Will you write out the data exactly, excluding every picture?
____________________
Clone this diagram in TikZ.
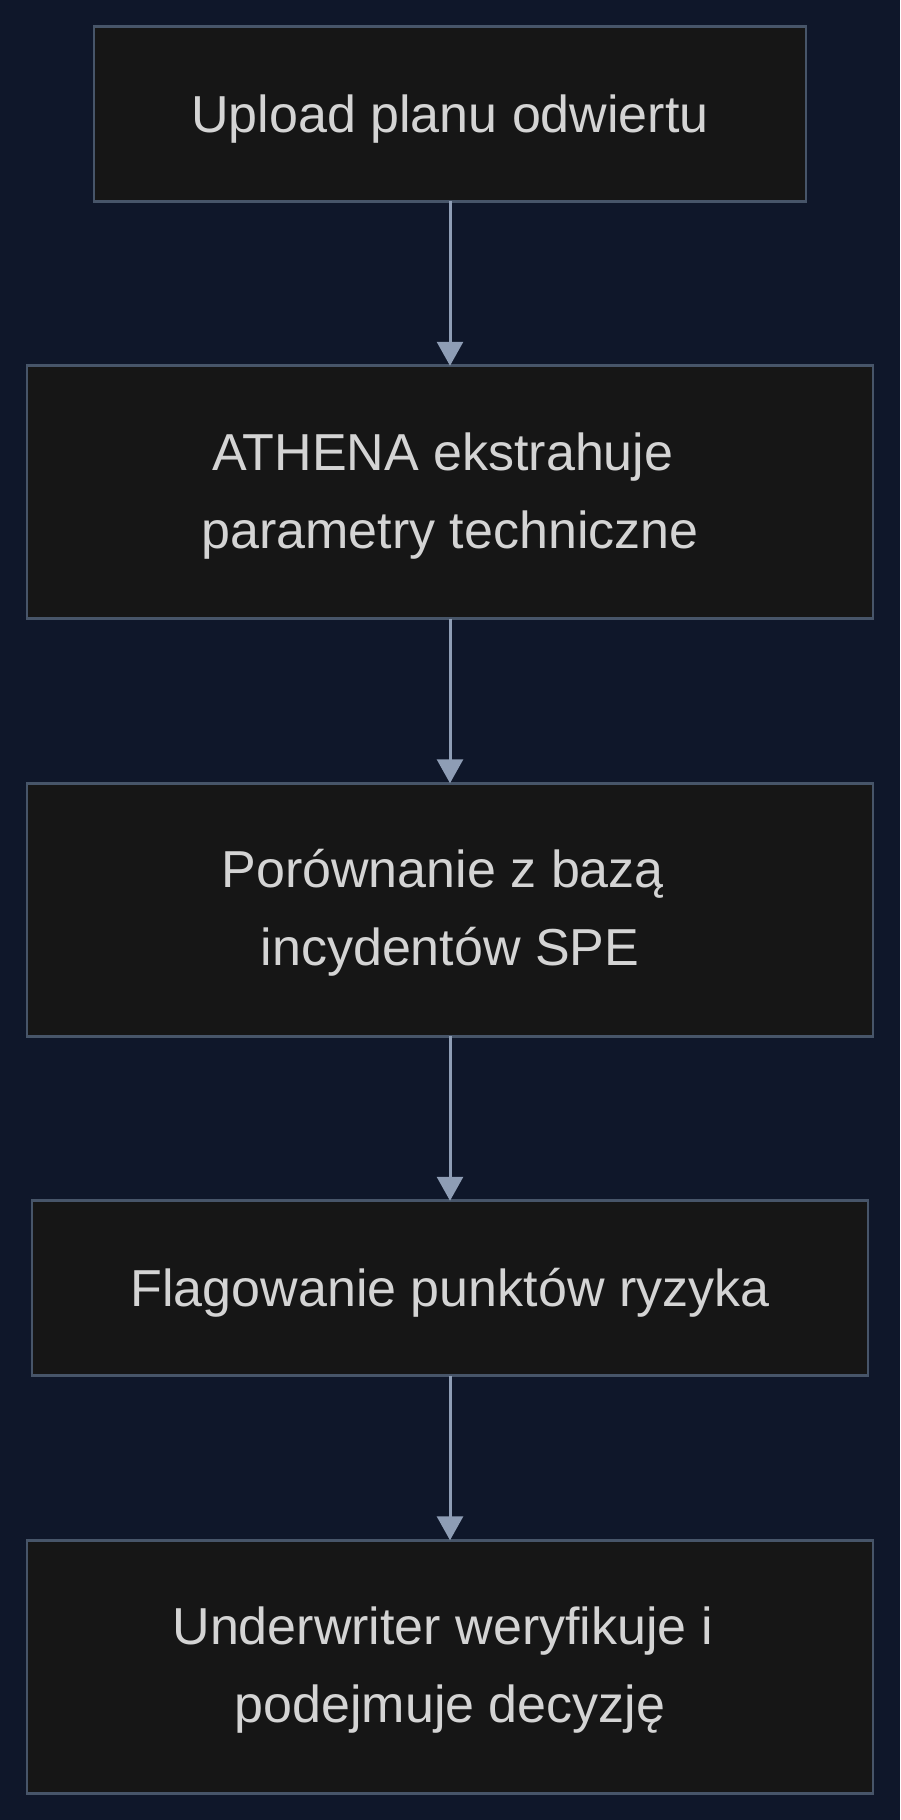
\documentclass[tikz,border=0pt]{standalone}
\usepackage{fontspec}
\setmainfont{Liberation Sans}
\usetikzlibrary{positioning,arrows.meta}

\definecolor{bgnavy}{HTML}{0F172A}
\definecolor{boxfill}{HTML}{161616}
\definecolor{boxline}{HTML}{475569}
\definecolor{flowline}{HTML}{8E9DB5}
\definecolor{boxtext}{HTML}{D4D4D4}

\newcommand{\topgap}{\rule{0pt}{45pt}}

\begin{document}
\begin{tikzpicture}[x=1pt,y=1pt, node distance=164.5pt,
    stepbox/.style={draw=boxline, fill=boxfill, line width=2.75pt, text=boxtext,
      align=center, inner sep=0pt, outer sep=0pt, font=\fontsize{52}{78}\selectfont},
    oneline/.style={minimum height=175pt, text height=48pt, text depth=11pt},
    twoline/.style={minimum height=253pt},
    flow/.style={draw=flowline, line width=3pt, -{Triangle[width=26pt,length=24pt]}}]
  \fill [bgnavy] (0,0) rectangle (900,-1820);
  \useasboundingbox (0,0) rectangle (900,-1820);
  % steps
  \node [stepbox, oneline, minimum width=712pt] (upload) at (450,-113.75) {Upload planu odwiertu};
  \node [stepbox, twoline, minimum width=846pt, below=of upload] (extract) {\topgap ATHENA ekstrahuje\kern0.28em\\parametry techniczne};
  \node [stepbox, twoline, minimum width=846pt, below=of extract] (compare) {\topgap Porównanie z bazą\kern0.28em\\incydentów SPE};
  \node [stepbox, oneline, minimum width=836pt, below=of compare] (flag) {Flagowanie punktów ryzyka};
  \node [stepbox, twoline, minimum width=846pt, below=of flag] (decide) {\topgap Underwriter weryfikuje i\kern0.28em\\podejmuje decyzję};
  % arrows
  \draw [flow] (upload) -- (extract);
  \draw [flow] (extract) -- (compare);
  \draw [flow] (compare) -- (flag);
  \draw [flow] (flag) -- (decide);
\end{tikzpicture}
\end{document}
____________________
▶ [REPLY]:
Clone this diagram in TikZ.
\documentclass[tikz,border=0pt]{standalone}
\usepackage{fontspec}
\setmainfont{Liberation Sans}
\usetikzlibrary{positioning,arrows.meta}

\definecolor{bgnavy}{HTML}{0F172A}
\definecolor{boxfill}{HTML}{161616}
\definecolor{boxline}{HTML}{475569}
\definecolor{flowline}{HTML}{8E9DB5}
\definecolor{boxtext}{HTML}{D4D4D4}

\newcommand{\topgap}{\rule{0pt}{45pt}}

\begin{document}
\begin{tikzpicture}[x=1pt,y=1pt, node distance=164.5pt,
    stepbox/.style={draw=boxline, fill=boxfill, line width=2.75pt, text=boxtext,
      align=center, inner sep=0pt, outer sep=0pt, font=\fontsize{52}{78}\selectfont},
    oneline/.style={minimum height=175pt, text height=48pt, text depth=11pt},
    twoline/.style={minimum height=253pt},
    flow/.style={draw=flowline, line width=3pt, -{Triangle[width=26pt,length=24pt]}}]
  \fill [bgnavy] (0,0) rectangle (900,-1820);
  \useasboundingbox (0,0) rectangle (900,-1820);
  % steps
  \node [stepbox, oneline, minimum width=712pt] (upload) at (450,-113.75) {Upload planu odwiertu};
  \node [stepbox, twoline, minimum width=846pt, below=of upload] (extract) {\topgap ATHENA ekstrahuje\kern0.28em\\parametry techniczne};
  \node [stepbox, twoline, minimum width=846pt, below=of extract] (compare) {\topgap Porównanie z bazą\kern0.28em\\incydentów SPE};
  \node [stepbox, oneline, minimum width=836pt, below=of compare] (flag) {Flagowanie punktów ryzyka};
  \node [stepbox, twoline, minimum width=846pt, below=of flag] (decide) {\topgap Underwriter weryfikuje i\kern0.28em\\podejmuje decyzję};
  % arrows
  \draw [flow] (upload) -- (extract);
  \draw [flow] (extract) -- (compare);
  \draw [flow] (compare) -- (flag);
  \draw [flow] (flag) -- (decide);
\end{tikzpicture}
\end{document}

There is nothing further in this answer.